A farewell to college basketball at Final Four for Mizzou’s Hodge, KC’s Walker

The Final Four isn’t just about the four teams vying for the national championship. The event comes with three-point and slam-dunk contests and an all-star game, bringing in players from the non-participating teams.

Such as Missouri’s D’Moi Hodge and Nebraska’s Derrick Walker, a Kansas Citian.

“Pretty fun, man,” said Hodge, who logged two events, finishing second in the three-point shooting contest on Thursday and scoring 11 points in the Reese’s College All-Star Game inside NRG Stadium on Friday. “I enjoyed all the moments.”

Hodge helped Mizzou to an unexpectedly good season under first-year coach Dennis Gates. The Tigers, picked to finish 11th in the SEC, became the No. 4 seed in the league tournament and played in the semifinals for the first time.

Missouri then won its first NCAA Tournament game since 2010 by beating Utah State in the first round. The 25 victories were the most for the program in its SEC decade.

Hodge had plenty to do with success, averaging 14.7 points per game and leading the team in steals and total blocks while shooting 40 percent on three-pointers.

“Nobody believed in us at the beginning of the season, but we kept grinding and showing that this is what we came to do, turning the program around,” Hodge said.

The 6-4 Hodge started the All-Star game, knocking down 3 of 9 from beyond the arc, with three rebounds, two steals and a blocked shot in a 104-99 loss in a contest that saw more attempts beyond the arc than inside it.

Like Hodge, Walker helped pivot his team’s season. The Cornhuskers had posted three losing seasons to begin Coach Fred Hoiberg’s tenure in Lincoln. But Walker led a turnaround, pulling off the rare triple of leading Nebraska in scoring (13.9 per game), rebounds (7.1) and assists (3.9).

The Huskers lost their Big Ten Tournament opener and finished 16-16. Nine conference victories were the most since 2018.

“As basketball players, we’re always hungry to be better, we’re always hungry to do good and make the people who care about us proud,” said Walker, who started his high school career at Raytown High and transferred to Nebraska from Tennessee after two seasons.

Both players spoke of continuing their basketball careers.

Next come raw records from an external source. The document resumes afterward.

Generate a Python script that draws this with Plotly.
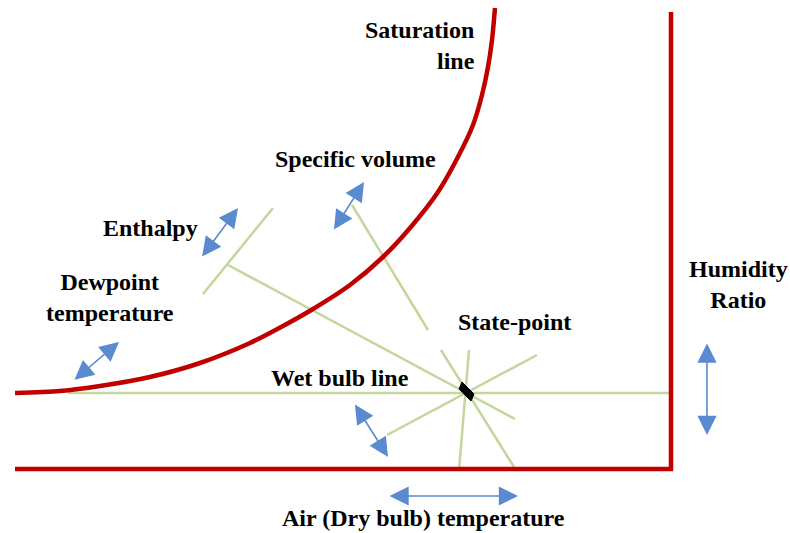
import plotly.graph_objects as go

# ---- data (diagram coordinates, pixel-like units, y downward) ----
sat_x = [15, 60, 100, 150, 200, 250, 283, 313, 350, 383, 410, 438, 460, 473, 482, 488, 492, 495]
sat_y = [393, 391, 386, 377, 363, 343, 326, 309, 285, 257, 228, 192, 153, 125, 95, 67, 40, 8]

axis_x = [15, 671, 671]
axis_y = [469, 469, 12]

# green property lines through / near the state point: (x0, y0, x1, y1)
green_lines = [
    (68, 393, 669, 393),     # humidity ratio / dewpoint horizontal
    (459, 470, 469, 350),    # near-vertical dry bulb line
    (441, 350, 514, 467),    # specific volume (lower part)
    (352, 205, 428, 330),    # specific volume (upper part)
    (228, 265, 515, 419),    # enthalpy / wet bulb line
    (203, 294, 273, 208),    # enthalpy cap
    (387, 435, 537, 355),    # relative humidity direction
]

state_x = [462, 474, 471, 459, 462]
state_y = [382, 394, 401, 389, 382]

# double-headed arrows: (x0, y0, x1, y1)
arrows = [
    (73, 381, 119, 342),     # dewpoint
    (201, 258, 238, 208),    # enthalpy
    (333, 231, 364, 182),    # specific volume
    (354, 403, 388, 457),    # wet bulb
    (707, 342, 707, 435),    # humidity ratio
    (388, 496, 518, 496),    # dry bulb
]

labels = [
    ("Saturation<br>line", 477, 45, "right"),
    ("Specific volume", 355, 159, "center"),
    ("Enthalpy", 150, 228, "center"),
    ("Dewpoint<br>temperature", 110, 297, "center"),
    ("State-point", 514, 322, "center"),
    ("Wet bulb line", 340, 378, "center"),
    ("Humidity<br>Ratio", 738, 284, "center"),
    ("Air (Dry bulb) temperature", 423, 518, "center"),
]

RED = "#C00000"
GREEN = "#C3D69B"
BLUE = "#5A8AD0"

fig = go.Figure()

for (x0, y0, x1, y1) in green_lines:
    fig.add_trace(go.Scatter(x=[x0, x1], y=[y0, y1], mode="lines",
                             line=dict(color=GREEN, width=2.5),
                             hoverinfo="skip", showlegend=False))

fig.add_trace(go.Scatter(x=sat_x, y=sat_y, mode="lines",
                         line=dict(color=RED, width=4.5, shape="spline", smoothing=0.8),
                         hoverinfo="skip", showlegend=False))

fig.add_trace(go.Scatter(x=axis_x, y=axis_y, mode="lines",
                         line=dict(color=RED, width=4.5),
                         hoverinfo="skip", showlegend=False))

fig.add_trace(go.Scatter(x=state_x, y=state_y, mode="lines", fill="toself",
                         fillcolor="black", line=dict(color="black", width=1),
                         hoverinfo="skip", showlegend=False))

for (x0, y0, x1, y1) in arrows:
    fig.add_annotation(x=x1, y=y1, ax=x0, ay=y0, xref="x", yref="y",
                       axref="x", ayref="y", text="", showarrow=True,
                       arrowhead=2, startarrowhead=2, arrowside="end+start",
                       arrowsize=2.4, startarrowsize=2.4, arrowwidth=1.6,
                       arrowcolor=BLUE, standoff=0, startstandoff=0)

for (txt, x, y, al) in labels:
    fig.add_annotation(x=x, y=y, xref="x", yref="y", text="<b>" + txt + "</b>",
                       showarrow=False, align=al,
                       xanchor="right" if al == "right" else "center",
                       yanchor="middle",
                       font=dict(family="Liberation Serif", size=24, color="black"))

fig.update_xaxes(range=[0, 790], visible=False, fixedrange=True)
fig.update_yaxes(range=[533, 0], visible=False, fixedrange=True)
fig.update_layout(width=790, height=533, margin=dict(l=0, r=0, t=0, b=0),
                  plot_bgcolor="white", paper_bgcolor="white")

fig.write_html("out.html", config={"displayModeBar": False},
               post_script="document.body.style.margin='0';document.body.style.overflow='hidden';")
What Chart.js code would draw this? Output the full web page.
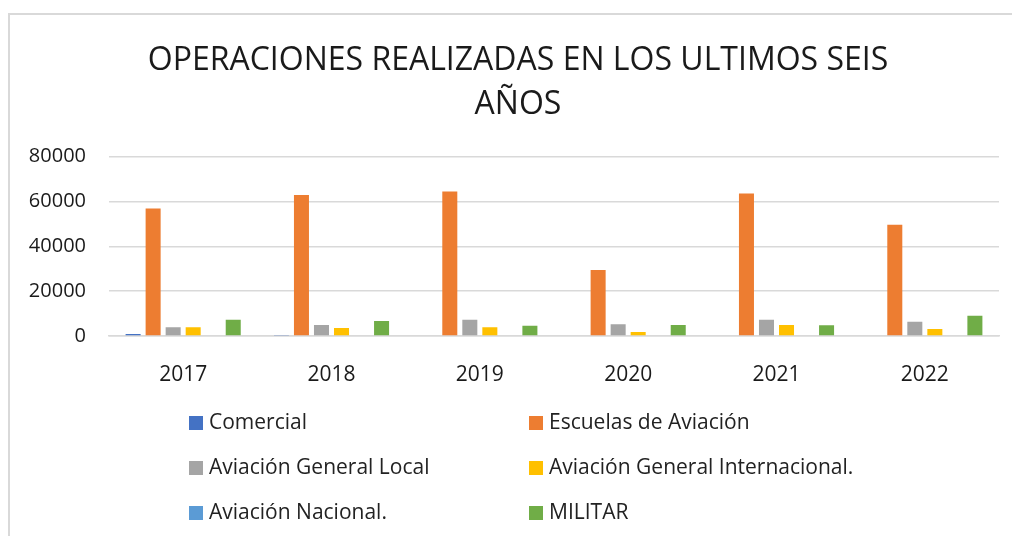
<!DOCTYPE html>
<html>
<head>
<meta charset="utf-8">
<script src="https://cdn.jsdelivr.net/npm/chart.js@4/dist/chart.umd.min.js"></script>
<style>
  html, body { margin: 0; padding: 0; background: #fff; }
  #wrap { position: relative; width: 1012px; height: 536px; overflow: hidden; }
  #frame { position: absolute; left: 8px; top: 13px; width: 1100px; height: 600px;
           border: 2px solid #d9d9d9; box-sizing: border-box; }
  #chart1 { position: absolute; left: 0; top: 0; }
  #legend { position: absolute; left: 0; top: 0; width: 1012px; height: 536px; pointer-events: none;
            font-family: "Open Sans", sans-serif; font-size: 21px; color: #222; }
  .item { position: absolute; height: 24px; line-height: 24px; white-space: nowrap; transform: translateY(-50%); }
  .box { display: inline-block; width: 14px; height: 14px; margin-right: 6px; vertical-align: -1px; }
</style>
</head>
<body>
<div id="wrap">
  <div id="frame"></div>
  <canvas id="chart1" width="1012" height="536"></canvas>
  <div id="legend"></div>
</div>
<script>
var years = ["2017", "2018", "2019", "2020", "2021", "2022"];
var seriesNames = ["Comercial", "Escuelas de Aviación", "Aviación General Local",
	"Aviación General Internacional.", "Aviación Nacional.", "MILITAR"];
var comercial = [900, 500, 0, 0, 0, 0];
var escuelas = [56900, 62900, 64400, 29400, 63600, 49600];
var generalLocal = [3900, 4900, 7200, 5200, 7200, 6300];
var generalInternacional = [3900, 3600, 3900, 1800, 4900, 3100];
var nacional = [0, 0, 300, 0, 300, 0];
var militar = [7200, 6700, 4600, 4900, 4800, 9000];
var yTicks = [0, 20000, 40000, 60000, 80000];

var colors = ["#4472C4", "#ED7D31", "#A5A5A5", "#FFC000", "#5B9BD5", "#70AD47"];
var values = [comercial, escuelas, generalLocal, generalInternacional, nacional, militar];

var ctx = document.getElementById("chart1").getContext("2d");
var chartdata = {
	type: "bar",
	data: {
		labels: years,
		datasets: values.map(function (v, i) {
			return {
				label: seriesNames[i],
				data: v,
				yAxisID: "y",
				backgroundColor: colors[i],
				categoryPercentage: 0.81,
				barPercentage: 0.75
			};
		})
	},
	options: {
		responsive: false,
		animation: false,
		// left padding keeps the title centred on the frame, like the original
		layout: { padding: { left: 24, right: 0, top: 0, bottom: 0 } },
		plugins: {
			legend: { display: false },
			tooltip: { enabled: false },
			title: {
				display: true,
				text: ["OPERACIONES REALIZADAS EN LOS ULTIMOS SEIS", "AÑOS"],
				color: "#1a1a1a",
				font: { family: "Open Sans", size: 32, weight: "normal", lineHeight: 1.4 },
				padding: { top: 38, bottom: 29 }
			}
		},
		scales: {
			x: {
				grid: { display: false },
				border: { display: true, color: "#d9d9d9", width: 1.5 },
				ticks: { color: "#1a1a1a", padding: 18, font: { family: "Open Sans", size: 21 } },
				afterFit: function (scale) { scale.height = 200; }
			},
			y: {
				min: 0,
				max: yTicks[yTicks.length - 1],
				afterBuildTicks: function (scale) {
					scale.ticks = yTicks.map(function (v) { return { value: v }; });
				},
				grid: { color: "#d9d9d9", lineWidth: 1.5, drawTicks: false },
				border: { display: false },
				ticks: {
					color: "#1a1a1a", padding: 23,
					font: { family: "Open Sans", size: 20 },
					callback: function (v) { return String(v); }
				},
				afterFit: function (scale) { scale.width = 85; }
			},
			// empty spacer on the right side of the plot
			spacer: {
				axis: "y",
				position: "right",
				display: true,
				grid: { display: false },
				border: { display: false },
				ticks: { display: false },
				afterFit: function (scale) { scale.width = 13; }
			}
		}
	}
};

var chart = new Chart(ctx, chartdata);

// legend in two columns, like the original
var legendPos = [[189, 421], [529, 421], [189, 466], [529, 466], [189, 511], [529, 511]];
var legend = document.getElementById("legend");
chart.data.datasets.forEach(function (ds, i) {
	var item = document.createElement("div");
	item.className = "item";
	item.style.left = legendPos[i][0] + "px";
	item.style.top = legendPos[i][1] + "px";
	var box = document.createElement("span");
	box.className = "box";
	box.style.background = ds.backgroundColor;
	item.appendChild(box);
	item.appendChild(document.createTextNode(ds.label));
	legend.appendChild(item);
});
</script>
</body>
</html>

Neither is projected to be selected in the NBA Draft, but that doesn’t stop the desire.

“I don’t know what the future holds, but I’m going try to achieve my dream and go to the NBA,” Hodge said. “That’s the plan right now and see how that goes.”

Hodge sees himself as a defensive specialist, as well as a solid perimeter shooter. He was the Horizon League’s defensive player of the year at Cleveland State in 2022. At Mizzou, Hodge set a school record with 91 steals. His 2.6 swipes per game ranked fourth nationally.

Walker balances his desire to play hoops with his business. Last year, he established a trucking business.

Tall Boy Trucking has one truck and one driver “but I’m looking to expand,” Walker said. “I like to think I can do anything I want when I put my mind to it. ... With the right people around you can make anything happen.”